Output the data that follows exactly, line for line.

• • • •

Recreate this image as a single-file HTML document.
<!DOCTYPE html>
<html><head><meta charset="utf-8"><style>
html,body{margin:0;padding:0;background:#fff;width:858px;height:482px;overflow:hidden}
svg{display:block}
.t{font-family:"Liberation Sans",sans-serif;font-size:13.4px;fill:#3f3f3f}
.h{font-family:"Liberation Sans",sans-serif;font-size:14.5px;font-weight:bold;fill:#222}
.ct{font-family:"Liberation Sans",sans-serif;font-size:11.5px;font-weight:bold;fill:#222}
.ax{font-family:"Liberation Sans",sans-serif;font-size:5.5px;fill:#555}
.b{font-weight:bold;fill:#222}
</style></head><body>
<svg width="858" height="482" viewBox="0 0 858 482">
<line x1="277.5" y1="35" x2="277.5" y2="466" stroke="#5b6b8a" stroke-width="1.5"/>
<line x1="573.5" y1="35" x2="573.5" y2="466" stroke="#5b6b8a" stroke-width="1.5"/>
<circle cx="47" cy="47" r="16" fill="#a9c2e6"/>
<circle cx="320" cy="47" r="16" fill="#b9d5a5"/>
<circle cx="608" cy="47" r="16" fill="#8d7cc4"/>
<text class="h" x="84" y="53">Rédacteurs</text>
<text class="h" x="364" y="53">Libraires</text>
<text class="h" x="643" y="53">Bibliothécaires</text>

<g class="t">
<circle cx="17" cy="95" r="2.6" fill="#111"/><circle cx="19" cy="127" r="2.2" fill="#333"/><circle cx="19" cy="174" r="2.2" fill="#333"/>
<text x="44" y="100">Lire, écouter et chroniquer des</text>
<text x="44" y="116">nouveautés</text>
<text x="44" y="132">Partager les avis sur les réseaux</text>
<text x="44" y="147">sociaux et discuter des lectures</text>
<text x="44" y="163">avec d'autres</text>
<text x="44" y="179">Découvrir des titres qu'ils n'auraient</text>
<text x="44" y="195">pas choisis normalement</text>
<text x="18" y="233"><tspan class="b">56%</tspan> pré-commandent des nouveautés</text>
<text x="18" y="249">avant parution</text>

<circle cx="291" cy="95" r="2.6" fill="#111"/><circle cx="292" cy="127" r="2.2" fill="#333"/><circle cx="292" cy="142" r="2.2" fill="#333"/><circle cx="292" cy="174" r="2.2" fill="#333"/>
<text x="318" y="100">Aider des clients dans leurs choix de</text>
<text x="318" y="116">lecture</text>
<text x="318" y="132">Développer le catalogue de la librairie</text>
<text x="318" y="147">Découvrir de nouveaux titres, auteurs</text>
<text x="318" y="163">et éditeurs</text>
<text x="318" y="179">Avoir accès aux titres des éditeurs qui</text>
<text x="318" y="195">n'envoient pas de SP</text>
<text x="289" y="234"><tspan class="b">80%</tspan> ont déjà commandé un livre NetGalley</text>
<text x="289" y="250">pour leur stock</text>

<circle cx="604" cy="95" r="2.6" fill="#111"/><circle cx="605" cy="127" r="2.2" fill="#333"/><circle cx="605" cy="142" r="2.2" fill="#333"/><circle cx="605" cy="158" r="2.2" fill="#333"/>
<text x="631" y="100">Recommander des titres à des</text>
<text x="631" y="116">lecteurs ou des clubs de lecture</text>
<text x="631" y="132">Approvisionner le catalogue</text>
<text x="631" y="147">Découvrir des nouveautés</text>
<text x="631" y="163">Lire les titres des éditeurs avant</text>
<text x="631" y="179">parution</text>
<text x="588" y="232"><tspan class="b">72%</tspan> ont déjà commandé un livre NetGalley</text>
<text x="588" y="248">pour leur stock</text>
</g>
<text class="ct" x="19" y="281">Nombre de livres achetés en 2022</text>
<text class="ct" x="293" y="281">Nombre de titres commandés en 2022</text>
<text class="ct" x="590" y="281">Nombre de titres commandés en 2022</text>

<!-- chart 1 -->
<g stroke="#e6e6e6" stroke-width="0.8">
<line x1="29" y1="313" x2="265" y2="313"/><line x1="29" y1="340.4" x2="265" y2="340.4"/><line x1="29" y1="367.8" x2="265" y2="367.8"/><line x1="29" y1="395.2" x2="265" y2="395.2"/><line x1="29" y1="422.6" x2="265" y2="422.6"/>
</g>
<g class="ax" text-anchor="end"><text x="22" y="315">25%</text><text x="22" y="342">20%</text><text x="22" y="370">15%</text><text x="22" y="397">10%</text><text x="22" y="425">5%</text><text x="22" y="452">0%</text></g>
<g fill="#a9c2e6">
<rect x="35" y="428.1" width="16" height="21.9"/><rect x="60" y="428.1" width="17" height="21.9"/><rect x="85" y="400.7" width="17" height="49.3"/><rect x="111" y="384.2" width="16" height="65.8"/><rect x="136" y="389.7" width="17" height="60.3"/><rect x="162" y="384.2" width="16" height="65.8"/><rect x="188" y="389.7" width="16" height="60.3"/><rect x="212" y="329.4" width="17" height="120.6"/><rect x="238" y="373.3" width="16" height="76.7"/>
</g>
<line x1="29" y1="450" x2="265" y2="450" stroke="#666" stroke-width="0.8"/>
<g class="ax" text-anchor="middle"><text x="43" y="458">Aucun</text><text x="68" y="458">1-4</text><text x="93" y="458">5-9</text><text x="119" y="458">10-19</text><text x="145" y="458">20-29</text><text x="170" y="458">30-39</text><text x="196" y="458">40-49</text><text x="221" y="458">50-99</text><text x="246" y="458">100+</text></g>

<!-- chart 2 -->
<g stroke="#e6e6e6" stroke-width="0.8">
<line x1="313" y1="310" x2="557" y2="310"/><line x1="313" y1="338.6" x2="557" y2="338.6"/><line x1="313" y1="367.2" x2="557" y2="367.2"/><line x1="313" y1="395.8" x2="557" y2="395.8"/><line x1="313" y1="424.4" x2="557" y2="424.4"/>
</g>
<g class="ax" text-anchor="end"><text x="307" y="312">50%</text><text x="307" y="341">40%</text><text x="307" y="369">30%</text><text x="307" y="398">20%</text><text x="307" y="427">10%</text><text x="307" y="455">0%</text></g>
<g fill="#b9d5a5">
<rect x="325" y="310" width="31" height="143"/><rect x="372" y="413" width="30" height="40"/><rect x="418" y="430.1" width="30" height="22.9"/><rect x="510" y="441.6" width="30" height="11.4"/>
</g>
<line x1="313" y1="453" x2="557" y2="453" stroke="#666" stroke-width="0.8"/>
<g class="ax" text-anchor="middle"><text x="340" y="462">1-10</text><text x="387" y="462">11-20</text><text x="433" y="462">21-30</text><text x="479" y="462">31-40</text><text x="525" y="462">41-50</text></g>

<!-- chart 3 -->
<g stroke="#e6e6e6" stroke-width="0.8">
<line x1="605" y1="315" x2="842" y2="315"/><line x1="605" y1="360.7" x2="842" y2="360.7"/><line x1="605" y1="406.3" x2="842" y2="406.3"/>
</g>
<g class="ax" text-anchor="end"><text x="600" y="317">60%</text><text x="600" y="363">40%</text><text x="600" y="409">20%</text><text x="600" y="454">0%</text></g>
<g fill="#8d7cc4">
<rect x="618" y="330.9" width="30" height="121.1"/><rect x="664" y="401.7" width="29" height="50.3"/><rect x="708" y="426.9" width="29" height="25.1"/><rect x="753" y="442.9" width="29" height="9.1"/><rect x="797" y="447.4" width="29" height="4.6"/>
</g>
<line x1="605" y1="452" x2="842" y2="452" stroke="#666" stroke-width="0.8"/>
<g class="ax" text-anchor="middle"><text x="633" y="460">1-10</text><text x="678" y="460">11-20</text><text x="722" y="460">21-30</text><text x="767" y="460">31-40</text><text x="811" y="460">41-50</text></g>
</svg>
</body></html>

• • • •

• **RESPONSE TO THIS TASK**:
Recreate this image as a single-file HTML document.
<!DOCTYPE html>
<html><head><meta charset="utf-8"><style>
html,body{margin:0;padding:0;background:#fff;width:858px;height:482px;overflow:hidden}
svg{display:block}
.t{font-family:"Liberation Sans",sans-serif;font-size:13.4px;fill:#3f3f3f}
.h{font-family:"Liberation Sans",sans-serif;font-size:14.5px;font-weight:bold;fill:#222}
.ct{font-family:"Liberation Sans",sans-serif;font-size:11.5px;font-weight:bold;fill:#222}
.ax{font-family:"Liberation Sans",sans-serif;font-size:5.5px;fill:#555}
.b{font-weight:bold;fill:#222}
</style></head><body>
<svg width="858" height="482" viewBox="0 0 858 482">
<line x1="277.5" y1="35" x2="277.5" y2="466" stroke="#5b6b8a" stroke-width="1.5"/>
<line x1="573.5" y1="35" x2="573.5" y2="466" stroke="#5b6b8a" stroke-width="1.5"/>
<circle cx="47" cy="47" r="16" fill="#a9c2e6"/>
<circle cx="320" cy="47" r="16" fill="#b9d5a5"/>
<circle cx="608" cy="47" r="16" fill="#8d7cc4"/>
<text class="h" x="84" y="53">Rédacteurs</text>
<text class="h" x="364" y="53">Libraires</text>
<text class="h" x="643" y="53">Bibliothécaires</text>

<g class="t">
<circle cx="17" cy="95" r="2.6" fill="#111"/><circle cx="19" cy="127" r="2.2" fill="#333"/><circle cx="19" cy="174" r="2.2" fill="#333"/>
<text x="44" y="100">Lire, écouter et chroniquer des</text>
<text x="44" y="116">nouveautés</text>
<text x="44" y="132">Partager les avis sur les réseaux</text>
<text x="44" y="147">sociaux et discuter des lectures</text>
<text x="44" y="163">avec d'autres</text>
<text x="44" y="179">Découvrir des titres qu'ils n'auraient</text>
<text x="44" y="195">pas choisis normalement</text>
<text x="18" y="233"><tspan class="b">56%</tspan> pré-commandent des nouveautés</text>
<text x="18" y="249">avant parution</text>

<circle cx="291" cy="95" r="2.6" fill="#111"/><circle cx="292" cy="127" r="2.2" fill="#333"/><circle cx="292" cy="142" r="2.2" fill="#333"/><circle cx="292" cy="174" r="2.2" fill="#333"/>
<text x="318" y="100">Aider des clients dans leurs choix de</text>
<text x="318" y="116">lecture</text>
<text x="318" y="132">Développer le catalogue de la librairie</text>
<text x="318" y="147">Découvrir de nouveaux titres, auteurs</text>
<text x="318" y="163">et éditeurs</text>
<text x="318" y="179">Avoir accès aux titres des éditeurs qui</text>
<text x="318" y="195">n'envoient pas de SP</text>
<text x="289" y="234"><tspan class="b">80%</tspan> ont déjà commandé un livre NetGalley</text>
<text x="289" y="250">pour leur stock</text>

<circle cx="604" cy="95" r="2.6" fill="#111"/><circle cx="605" cy="127" r="2.2" fill="#333"/><circle cx="605" cy="142" r="2.2" fill="#333"/><circle cx="605" cy="158" r="2.2" fill="#333"/>
<text x="631" y="100">Recommander des titres à des</text>
<text x="631" y="116">lecteurs ou des clubs de lecture</text>
<text x="631" y="132">Approvisionner le catalogue</text>
<text x="631" y="147">Découvrir des nouveautés</text>
<text x="631" y="163">Lire les titres des éditeurs avant</text>
<text x="631" y="179">parution</text>
<text x="588" y="232"><tspan class="b">72%</tspan> ont déjà commandé un livre NetGalley</text>
<text x="588" y="248">pour leur stock</text>
</g>
<text class="ct" x="19" y="281">Nombre de livres achetés en 2022</text>
<text class="ct" x="293" y="281">Nombre de titres commandés en 2022</text>
<text class="ct" x="590" y="281">Nombre de titres commandés en 2022</text>

<!-- chart 1 -->
<g stroke="#e6e6e6" stroke-width="0.8">
<line x1="29" y1="313" x2="265" y2="313"/><line x1="29" y1="340.4" x2="265" y2="340.4"/><line x1="29" y1="367.8" x2="265" y2="367.8"/><line x1="29" y1="395.2" x2="265" y2="395.2"/><line x1="29" y1="422.6" x2="265" y2="422.6"/>
</g>
<g class="ax" text-anchor="end"><text x="22" y="315">25%</text><text x="22" y="342">20%</text><text x="22" y="370">15%</text><text x="22" y="397">10%</text><text x="22" y="425">5%</text><text x="22" y="452">0%</text></g>
<g fill="#a9c2e6">
<rect x="35" y="428.1" width="16" height="21.9"/><rect x="60" y="428.1" width="17" height="21.9"/><rect x="85" y="400.7" width="17" height="49.3"/><rect x="111" y="384.2" width="16" height="65.8"/><rect x="136" y="389.7" width="17" height="60.3"/><rect x="162" y="384.2" width="16" height="65.8"/><rect x="188" y="389.7" width="16" height="60.3"/><rect x="212" y="329.4" width="17" height="120.6"/><rect x="238" y="373.3" width="16" height="76.7"/>
</g>
<line x1="29" y1="450" x2="265" y2="450" stroke="#666" stroke-width="0.8"/>
<g class="ax" text-anchor="middle"><text x="43" y="458">Aucun</text><text x="68" y="458">1-4</text><text x="93" y="458">5-9</text><text x="119" y="458">10-19</text><text x="145" y="458">20-29</text><text x="170" y="458">30-39</text><text x="196" y="458">40-49</text><text x="221" y="458">50-99</text><text x="246" y="458">100+</text></g>

<!-- chart 2 -->
<g stroke="#e6e6e6" stroke-width="0.8">
<line x1="313" y1="310" x2="557" y2="310"/><line x1="313" y1="338.6" x2="557" y2="338.6"/><line x1="313" y1="367.2" x2="557" y2="367.2"/><line x1="313" y1="395.8" x2="557" y2="395.8"/><line x1="313" y1="424.4" x2="557" y2="424.4"/>
</g>
<g class="ax" text-anchor="end"><text x="307" y="312">50%</text><text x="307" y="341">40%</text><text x="307" y="369">30%</text><text x="307" y="398">20%</text><text x="307" y="427">10%</text><text x="307" y="455">0%</text></g>
<g fill="#b9d5a5">
<rect x="325" y="310" width="31" height="143"/><rect x="372" y="413" width="30" height="40"/><rect x="418" y="430.1" width="30" height="22.9"/><rect x="510" y="441.6" width="30" height="11.4"/>
</g>
<line x1="313" y1="453" x2="557" y2="453" stroke="#666" stroke-width="0.8"/>
<g class="ax" text-anchor="middle"><text x="340" y="462">1-10</text><text x="387" y="462">11-20</text><text x="433" y="462">21-30</text><text x="479" y="462">31-40</text><text x="525" y="462">41-50</text></g>

<!-- chart 3 -->
<g stroke="#e6e6e6" stroke-width="0.8">
<line x1="605" y1="315" x2="842" y2="315"/><line x1="605" y1="360.7" x2="842" y2="360.7"/><line x1="605" y1="406.3" x2="842" y2="406.3"/>
</g>
<g class="ax" text-anchor="end"><text x="600" y="317">60%</text><text x="600" y="363">40%</text><text x="600" y="409">20%</text><text x="600" y="454">0%</text></g>
<g fill="#8d7cc4">
<rect x="618" y="330.9" width="30" height="121.1"/><rect x="664" y="401.7" width="29" height="50.3"/><rect x="708" y="426.9" width="29" height="25.1"/><rect x="753" y="442.9" width="29" height="9.1"/><rect x="797" y="447.4" width="29" height="4.6"/>
</g>
<line x1="605" y1="452" x2="842" y2="452" stroke="#666" stroke-width="0.8"/>
<g class="ax" text-anchor="middle"><text x="633" y="460">1-10</text><text x="678" y="460">11-20</text><text x="722" y="460">21-30</text><text x="767" y="460">31-40</text><text x="811" y="460">41-50</text></g>
</svg>
</body></html>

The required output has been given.